• [EXTRACTED ENTRIES]
BEGIN
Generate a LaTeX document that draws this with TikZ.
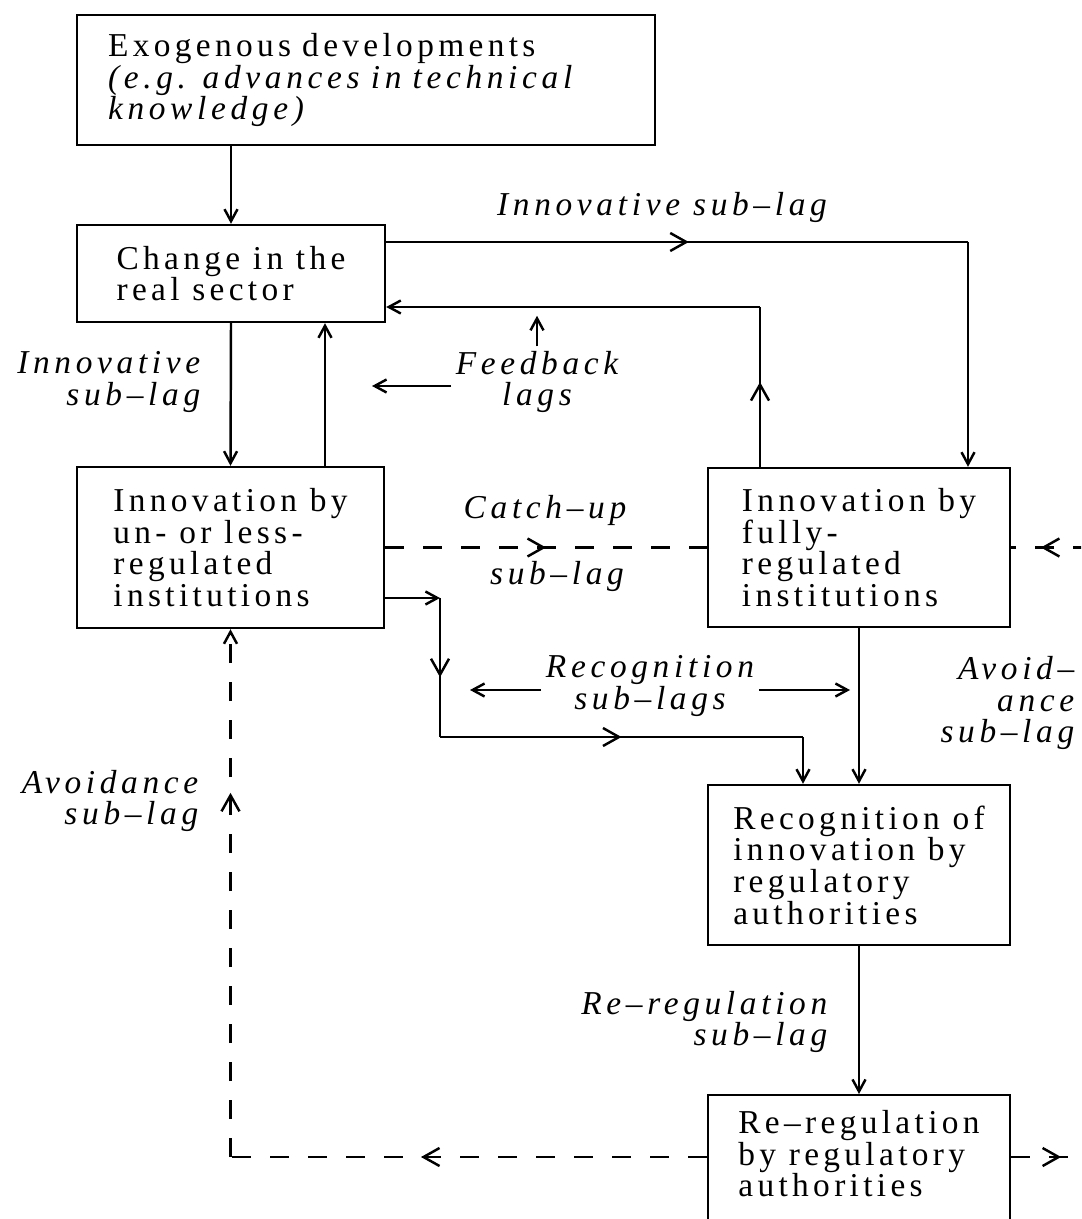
\documentclass[tikz,border=0pt]{standalone}
\usepackage{fontspec}
\setmainfont{Liberation Serif}[LetterSpace=13]
\newfontfamily\lagfont{Liberation Serif}[LetterSpace=14]
\usetikzlibrary{arrows.meta,decorations.markings}
\begin{document}
\begin{tikzpicture}[x=0.02cm,y=-0.02cm,line width=1.4pt,
  >={Straight Barb[length=0.24cm,width=0.26cm]},
  box/.style={draw,rectangle,align=left,inner xsep=0.4cm,inner ysep=0.3cm,
    font=\fontsize{19}{18}\selectfont},
  lag/.style={font=\lagfont\itshape\fontsize{19}{18}\selectfont,inner sep=2pt},
  midarr/.style={postaction={decorate},decoration={markings,
    mark=at position #1 with {\arrow{Straight Barb[length=0.32cm,width=0.36cm]}}}},
  brokenline/.style={dash pattern=on 0.38cm off 0.38cm}]
\useasboundingbox (0,0) rectangle (1081,1219);
\clip (0,0) rectangle (1081,1219);

\node[box,inner xsep=0.62cm,text width=10.32cm,minimum height=2.6cm] (1) at (366,80)
  {Exogenous developments\\{\lagfont\itshape (e.g. advances in technical}\\{\lagfont\itshape knowledge)}};
\node[box,minimum width=6.16cm,minimum height=1.94cm] (2) at (231,273.5) {Change in the\\real sector};
\node[box,minimum width=6.14cm,minimum height=3.22cm] (3) at (230.5,547.5) {Innovation by\\un- or less-\\regulated\\institutions};
\node[box,minimum width=6.04cm,minimum height=3.18cm] (4) at (859,547.5) {Innovation by\\fully-\\regulated\\institutions};
\node[box,minimum width=6.04cm,minimum height=3.2cm] (5) at (859,865) {Recognition of\\innovation by\\regulatory\\authorities};
\node[box,minimum width=6.04cm,anchor=north] (6) at (859,1094) {Re\textendash regulation\\by regulatory\\authorities\\\strut\\\strut};

% labels
\node[lag] (t) at (662,207) {Innovative sub\textendash lag};
\node[lag,align=right,anchor=east] (l) at (205,382) {Innovative\\sub\textendash lag};
\node[lag,align=center] (fb) at (537,382) {Feedback\\lags};
\node[lag] (cu) at (545,510) {Catch\textendash up};
\node[lag] (cs) at (557,576) {sub\textendash lag};
\node[lag,align=center] (rc) at (650,686) {Recognition\\sub\textendash lags};
\node[lag,align=right,anchor=east] (ar) at (1079,703) {Avoid\textendash\\ance\\sub\textendash lag};
\node[lag,align=right,anchor=east] (al) at (203,801) {Avoidance\\sub\textendash lag};
\node[lag,align=right,anchor=east] (rr) at (832,1022) {Re\textendash regulation\\sub\textendash lag};

\coordinate (a) at (968,242);
\coordinate (b) at (760,307);
\coordinate (c) at (325,400);
\coordinate (fbl) at (372,386);
\coordinate (e) at (1130,547.5);
\coordinate (f) at (440,598);
\coordinate (g) at (440,737);
\coordinate (h) at (803,737);
\coordinate (rcl) at (470,690);
\coordinate (rcr) at (850,690);
\coordinate (k) at (230.5,1157);
\coordinate (m) at (1130,1157);

% solid connectors
\path[draw,->] (1.south -| 2) -- (2.north);
\path[draw,midarr=0.52] (2.east |- a) -- (a);
\path[draw,->] (a) -- (4.north -| a);
\path[draw,midarr=0.53] (4.north -| b) -- (b);
\path[draw,->] (b) -- (2.east |- b);
\path[draw,->] (2.south) -- (3.north);
\path[draw,->] (3.north -| c) -- (2.south -| c);
\path[draw,->,shorten >=5pt] (fb.north) -- (fb.north |- b);
\path[draw,->] (fb.west |- fbl) -- (fbl);
\path[draw,->] (3.east |- f) -- (f);
\path[draw,midarr=0.57] (f) -- (g);
\path[draw,midarr=0.5] (g) -- (h);
\path[draw,->] (h) -- (5.north -| h);
\path[draw,->] (4.south) -- (5.north);
\path[draw,->] (rc.west |- rcl) -- (rcl);
\path[draw,->] (rc.east |- rcr) -- (rcr);
\path[draw,->] (5.south) -- (6.north);

% dashed connectors
\path[draw,brokenline,midarr=0.5] (3.east) -- (4.west);
\path[draw,brokenline,midarr=0.75] (e) -- (4.east);
\path[draw,brokenline,midarr=0.6] (6.west |- k) -- (k);
\path[draw,brokenline,->,midarr=0.69] (k) -- (3.south);
\path[draw,brokenline,midarr=0.42] (6.east |- k) -- (m);
\end{tikzpicture}
\end{document}
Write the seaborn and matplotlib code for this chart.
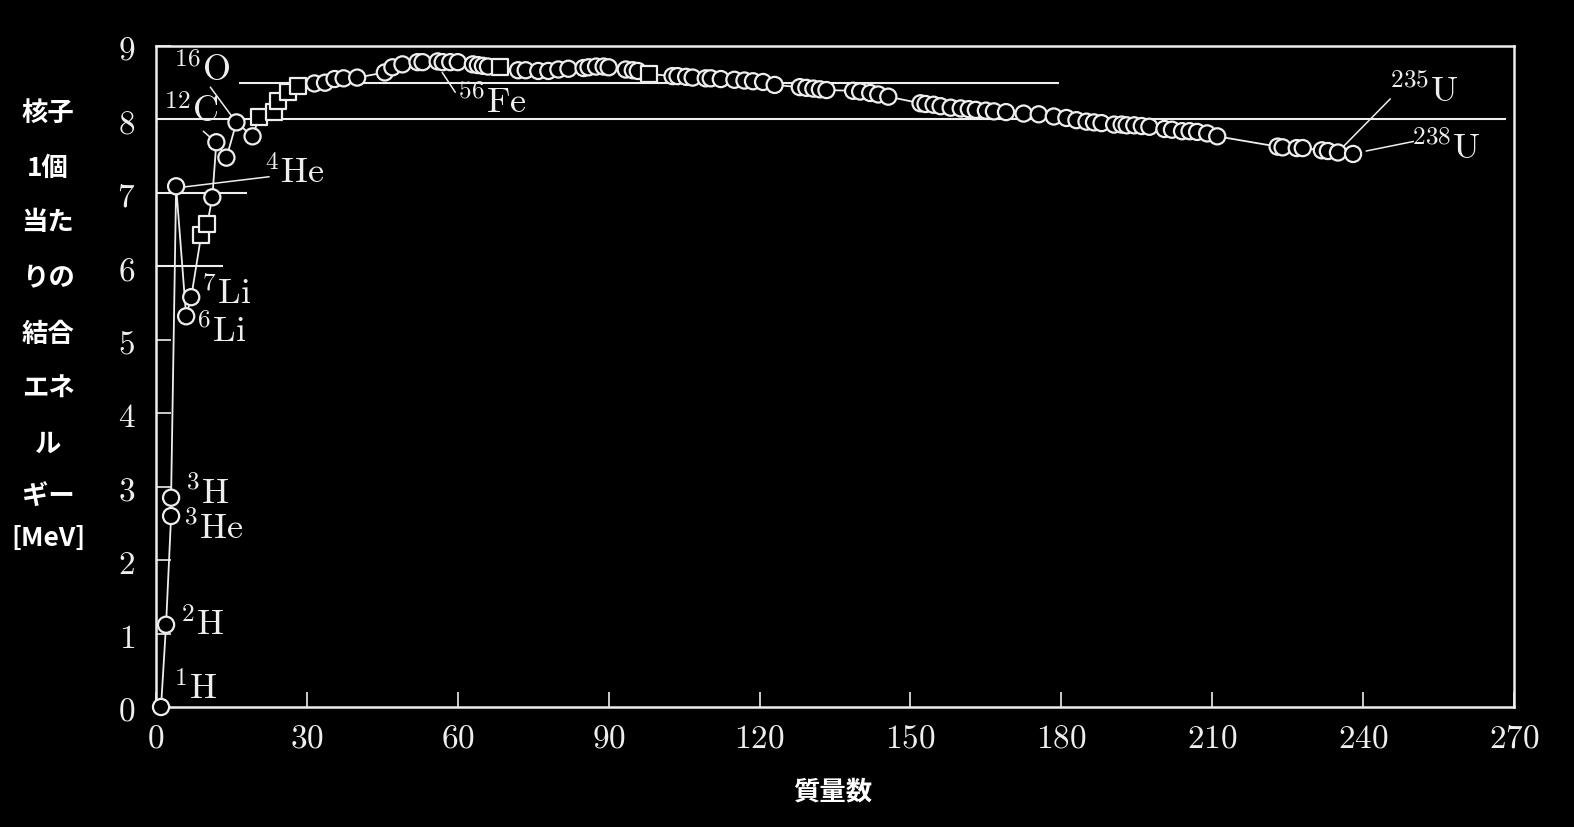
import matplotlib
matplotlib.use("Agg")
import matplotlib.pyplot as plt
import matplotlib.ticker as mticker
import seaborn as sns
import pandas as pd

# Data
mass_number = [1, 2, 3, 3, 4, 6, 7, 9, 10.2, 11.2, 12, 14, 16, 19.2,
               20.5, 23.5, 24.3, 26.3, 28.3,
               31.5, 33.6, 35.5, 37.3, 40, 45.5, 47, 49, 52, 53, 56, 57, 58.5, 60,
               63, 64, 65, 66, 68.4, 72, 73.5, 76, 78, 80, 82, 85, 86, 87.5, 89, 90,
               93.4, 94.8, 95.8, 98, 102.7, 103.7, 105.4, 106.7, 109.3, 110.3, 112.3,
               115, 117, 118.7, 120.7, 123, 128, 129.3, 130.7, 132, 133.3, 138.6, 140,
               142, 143.6, 145.6, 152, 153, 154.6, 156, 158, 160, 161.6, 163, 165,
               166.6, 169, 172.5, 175.5, 178.5, 181, 183, 185, 186.5, 188, 190.5, 192,
               193, 194.5, 196, 197.5, 200.5, 202, 204, 205.5, 207, 209, 211,
               223, 224, 226.8, 228, 231.8, 233, 235, 238]
binding_energy = [0.0, 1.12, 2.60, 2.85, 7.09, 5.32, 5.58, 6.43, 6.58, 6.94, 7.69, 7.48, 7.96, 7.77,
                  8.03, 8.10, 8.25, 8.37, 8.45,
                  8.49, 8.50, 8.55, 8.56, 8.57, 8.64, 8.71, 8.75, 8.78, 8.78, 8.79, 8.78, 8.78, 8.78,
                  8.75, 8.74, 8.73, 8.72, 8.71, 8.67, 8.67, 8.66, 8.66, 8.68, 8.69, 8.70, 8.71, 8.72, 8.72, 8.71,
                  8.68, 8.67, 8.66, 8.62, 8.59, 8.59, 8.58, 8.57, 8.56, 8.56, 8.55,
                  8.54, 8.53, 8.52, 8.51, 8.47, 8.44, 8.43, 8.42, 8.41, 8.40, 8.39, 8.38,
                  8.36, 8.34, 8.31, 8.22, 8.21, 8.20, 8.18, 8.16, 8.15, 8.14, 8.13, 8.12,
                  8.11, 8.10, 8.08, 8.07, 8.04, 8.02, 7.99, 7.97, 7.96, 7.95, 7.93, 7.93,
                  7.92, 7.92, 7.91, 7.90, 7.87, 7.86, 7.84, 7.84, 7.83, 7.81, 7.77,
                  7.63, 7.62, 7.61, 7.61, 7.58, 7.57, 7.55, 7.53]
square_mass = [9, 10.2, 20.5, 23.5, 24.3, 26.3, 28.3, 68.4, 98]
marker_kind = ["square" if a in square_mass else "circle" for a in mass_number]

df = pd.DataFrame({"A": mass_number, "B": binding_energy, "kind": marker_kind})

# nuclide labels: (text, x, y, leader start/end)
labels = [
    (r"${}^{1}\mathrm{H}$", 3.3, 0.26, None),
    (r"${}^{2}\mathrm{H}$", 4.8, 1.12, None),
    (r"${}^{3}\mathrm{He}$", 5.4, 2.45, None),
    (r"${}^{3}\mathrm{H}$", 5.8, 2.92, None),
    (r"${}^{6}\mathrm{Li}$", 8.0, 5.13, None),
    (r"${}^{7}\mathrm{Li}$", 9.0, 5.63, None),
    (r"${}^{4}\mathrm{He}$", 21.5, 7.28, ((5.5, 7.08), (22.5, 7.22))),
    (r"${}^{12}\mathrm{C}$", 1.4, 8.11, ((9.4, 7.84), (11.2, 7.73))),
    (r"${}^{16}\mathrm{O}$", 3.4, 8.68, ((10.8, 8.44), (15.0, 8.05))),
    (r"${}^{56}\mathrm{Fe}$", 59.8, 8.24, ((56.9, 8.64), (59.5, 8.37))),
    (r"${}^{235}\mathrm{U}$", 245.2, 8.39, ((245.4, 8.28), (236.2, 7.64))),
    (r"${}^{238}\mathrm{U}$", 249.6, 7.62, ((250.0, 7.70), (240.6, 7.57))),
]

ylabel_lines = ["核子", "1個", "当た", "りの", "結合", "エネ", "ル", "ギー", "[MeV]"]
ylabel_y = [113, 168, 223, 279, 334, 389, 444, 497, 538]

sns.set_style("dark", {"axes.facecolor": "black", "figure.facecolor": "black",
                       "axes.edgecolor": "#eeeeee", "text.color": "white",
                       "xtick.color": "#eeeeee", "ytick.color": "#eeeeee"})
plt.rcParams["mathtext.fontset"] = "cm"

fg = "#eeeeee"
fig = plt.figure(figsize=(15.74, 8.28), dpi=100, facecolor="black")
ax = fig.add_axes([156 / 1574, 1 - 708 / 828, (1514 - 156) / 1574, (708 - 47) / 828])
ax.set_facecolor("black")

# reference lines
ax.hlines(8.0, 0, 268.5, color=fg, lw=1.5, zorder=1)
ax.hlines(8.5, 16.6, 179.5, color=fg, lw=1.5, zorder=1)
ax.hlines(7.0, 0, 18, color=fg, lw=1.5, zorder=1)
ax.hlines(6.0, 0, 13.3, color=fg, lw=1.5, zorder=1)

sns.lineplot(data=df, x="A", y="B", sort=False, estimator=None, color=fg,
             linewidth=1.3, ax=ax, zorder=2)
sns.scatterplot(data=df, x="A", y="B", style="kind",
                markers={"circle": "o", "square": "s"}, s=135, ax=ax,
                legend=False, zorder=3, clip_on=False)
sc = ax.collections[-1]
sc.set_facecolor("black")
sc.set_edgecolor(fg)
sc.set_linewidth(1.6)

for text, x, y, leader in labels:
    ax.text(x, y, text, fontsize=26, color=fg, va="center", ha="left")
    if leader is not None:
        (x0, y0), (x1, y1) = leader
        ax.plot([x0, x1], [y0, y1], color=fg, lw=1.1, zorder=2)

ax.set_xlim(0, 270)
ax.set_ylim(0, 9)
ax.set_xticks(range(0, 271, 30))
ax.set_yticks(range(0, 10))
fmt = mticker.FuncFormatter(lambda v, p: r"$%d$" % v)
ax.xaxis.set_major_formatter(fmt)
ax.yaxis.set_major_formatter(fmt)
ax.tick_params(axis="both", direction="in", length=11, width=1.2, labelsize=24,
               colors=fg, bottom=True, left=True)
ax.tick_params(axis="x", pad=10)
ax.tick_params(axis="y", pad=15)
for sp in ax.spines.values():
    sp.set_color(fg)
    sp.set_linewidth(1.8)
ax.set_xlabel("")
ax.set_ylabel("")
ax.grid(False)

jp = ["Noto Sans CJK JP", "DejaVu Sans"]
for line, py in zip(ylabel_lines, ylabel_y):
    fig.text(48 / 1574, 1 - py / 828, line, family=jp, fontweight="bold",
             fontsize=19, color="white", ha="center", va="center")
fig.text(833 / 1574, 1 - 792 / 828, "質量数", family=jp, fontweight="bold",
         fontsize=19, color="white", ha="center", va="center")

fig.savefig("out.png", dpi=100, facecolor="black")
END
• [WORK TO BE COMPLETED] Copy every line that contains the string "this".

• [THE ANSWER]
Generate a LaTeX document that draws this with TikZ.
Write the seaborn and matplotlib code for this chart.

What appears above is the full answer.